Given problem: Restate the data below word for word. Skip any images it contains.

Data:
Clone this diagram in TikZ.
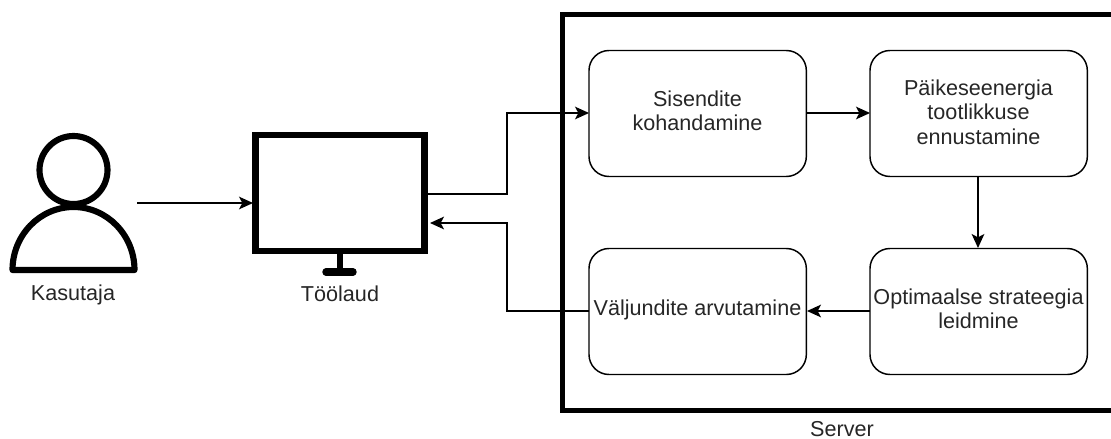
\documentclass[tikz,border=0pt]{standalone}
\usepackage{fontspec}
\setmainfont{Liberation Sans}
\usetikzlibrary{arrows.meta}
\tikzset{
  x=0.75pt,y=-0.75pt,
  stepbox/.style={draw=black,line width=1.1pt,rounded corners=15pt,outer sep=0pt,minimum width=163pt,minimum height=94.5pt,inner sep=0pt,anchor=north west},
  steptext/.style={inner sep=0pt,align=center,text=black!85,font=\fontsize{16.2}{18.3}\selectfont},
  label/.style={inner sep=0pt,font=\fontsize{16.2}{18}\selectfont,text=black!85},
  link/.style={draw=black,line width=1.1pt,-{Stealth[length=10.5pt,width=9.5pt,inset=2.5pt]}},
}
\begin{document}
\begin{tikzpicture}
\useasboundingbox (0,0) rectangle (1111,439);
% server frame, running off the right edge of the picture
\coordinate (frameTR) at (1111,14.5);
\coordinate (frameTL) at (562.5,14.5);
\coordinate (frameBL) at (562.5,410.5);
\coordinate (frameBR) at (1111,410.5);
\draw[line width=3.9pt] (frameTR) -- (frameTL) -- (frameBL) -- (frameBR);
% steps
\node[stepbox] (in) at (589,50.5) {};
\node[stepbox] (pv) at (870,50.5) {};
\node[stepbox] (opt) at (870,248.5) {};
\node[stepbox] (out) at (589,248.5) {};
\node[steptext] (intext) at (697.5,110.5) {Sisendite\\kohandamine};
\node[steptext] (pvtext) at (978.5,112) {Päikeseenergia\\tootlikkuse\\ennustamine};
\node[steptext] (opttext) at (978.5,309) {Optimaalse strateegia\\leidmine};
\node[steptext] (outtext) at (697.5,310) {Väljundite arvutamine};
% person
\node[draw=black,line width=4.6pt,circle,outer sep=0pt,minimum size=51pt,inner sep=0pt] (head) at (73.5,170) {};
\draw[line width=4.6pt,line join=round] (12.5,270) arc[start angle=180,end angle=0,x radius=61,y radius=-63] -- cycle;
\coordinate (body) at (137,203);
% monitor
\node[draw=black,line width=5.2pt,outer sep=0pt,minimum width=126.5pt,minimum height=87pt,inner sep=0pt,anchor=north west] (mon) at (255.5,135) {};
\draw[line width=4.4pt] (340,254) -- (340,270);
\draw[line width=5.6pt,line cap=round] (326,272) -- (353,272);
\coordinate (monin) at (253,203);
\coordinate (monout) at (427,194);
\coordinate (monback) at (430,223);
\coordinate (bendA) at (507,194);
\coordinate (bendB) at (507,113);
\coordinate (bendC) at (507,311);
\coordinate (bendD) at (507,223);
\coordinate (inL) at (589,113);
\coordinate (inR) at (806,113);
\coordinate (pvL) at (870,113);
\coordinate (pvB) at (978,176);
\coordinate (optT) at (978,248);
\coordinate (optL) at (870,311);
\coordinate (outR) at (807,311);
\coordinate (outL) at (589,311);
% links
\draw[link] (body) -- (monin);
\draw[link] (monout) -- (bendA) -- (bendB) -- (inL);
\draw[link] (inR) -- (pvL);
\draw[link] (pvB) -- (optT);
\draw[link] (optL) -- (outR);
\draw[link] (outL) -- (bendC) -- (bendD) -- (monback);
% labels
\node[label] (lk) at (73,295) {Kasutaja};
\node[label] (lt) at (340,294) {Töölaud};
\node[label] (ls) at (842,429) {Server};
\end{tikzpicture}
\end{document}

Solution for this task:
Clone this diagram in TikZ.
\documentclass[tikz,border=0pt]{standalone}
\usepackage{fontspec}
\setmainfont{Liberation Sans}
\usetikzlibrary{arrows.meta}
\tikzset{
  x=0.75pt,y=-0.75pt,
  stepbox/.style={draw=black,line width=1.1pt,rounded corners=15pt,outer sep=0pt,minimum width=163pt,minimum height=94.5pt,inner sep=0pt,anchor=north west},
  steptext/.style={inner sep=0pt,align=center,text=black!85,font=\fontsize{16.2}{18.3}\selectfont},
  label/.style={inner sep=0pt,font=\fontsize{16.2}{18}\selectfont,text=black!85},
  link/.style={draw=black,line width=1.1pt,-{Stealth[length=10.5pt,width=9.5pt,inset=2.5pt]}},
}
\begin{document}
\begin{tikzpicture}
\useasboundingbox (0,0) rectangle (1111,439);
% server frame, running off the right edge of the picture
\coordinate (frameTR) at (1111,14.5);
\coordinate (frameTL) at (562.5,14.5);
\coordinate (frameBL) at (562.5,410.5);
\coordinate (frameBR) at (1111,410.5);
\draw[line width=3.9pt] (frameTR) -- (frameTL) -- (frameBL) -- (frameBR);
% steps
\node[stepbox] (in) at (589,50.5) {};
\node[stepbox] (pv) at (870,50.5) {};
\node[stepbox] (opt) at (870,248.5) {};
\node[stepbox] (out) at (589,248.5) {};
\node[steptext] (intext) at (697.5,110.5) {Sisendite\\kohandamine};
\node[steptext] (pvtext) at (978.5,112) {Päikeseenergia\\tootlikkuse\\ennustamine};
\node[steptext] (opttext) at (978.5,309) {Optimaalse strateegia\\leidmine};
\node[steptext] (outtext) at (697.5,310) {Väljundite arvutamine};
% person
\node[draw=black,line width=4.6pt,circle,outer sep=0pt,minimum size=51pt,inner sep=0pt] (head) at (73.5,170) {};
\draw[line width=4.6pt,line join=round] (12.5,270) arc[start angle=180,end angle=0,x radius=61,y radius=-63] -- cycle;
\coordinate (body) at (137,203);
% monitor
\node[draw=black,line width=5.2pt,outer sep=0pt,minimum width=126.5pt,minimum height=87pt,inner sep=0pt,anchor=north west] (mon) at (255.5,135) {};
\draw[line width=4.4pt] (340,254) -- (340,270);
\draw[line width=5.6pt,line cap=round] (326,272) -- (353,272);
\coordinate (monin) at (253,203);
\coordinate (monout) at (427,194);
\coordinate (monback) at (430,223);
\coordinate (bendA) at (507,194);
\coordinate (bendB) at (507,113);
\coordinate (bendC) at (507,311);
\coordinate (bendD) at (507,223);
\coordinate (inL) at (589,113);
\coordinate (inR) at (806,113);
\coordinate (pvL) at (870,113);
\coordinate (pvB) at (978,176);
\coordinate (optT) at (978,248);
\coordinate (optL) at (870,311);
\coordinate (outR) at (807,311);
\coordinate (outL) at (589,311);
% links
\draw[link] (body) -- (monin);
\draw[link] (monout) -- (bendA) -- (bendB) -- (inL);
\draw[link] (inR) -- (pvL);
\draw[link] (pvB) -- (optT);
\draw[link] (optL) -- (outR);
\draw[link] (outL) -- (bendC) -- (bendD) -- (monback);
% labels
\node[label] (lk) at (73,295) {Kasutaja};
\node[label] (lt) at (340,294) {Töölaud};
\node[label] (ls) at (842,429) {Server};
\end{tikzpicture}
\end{document}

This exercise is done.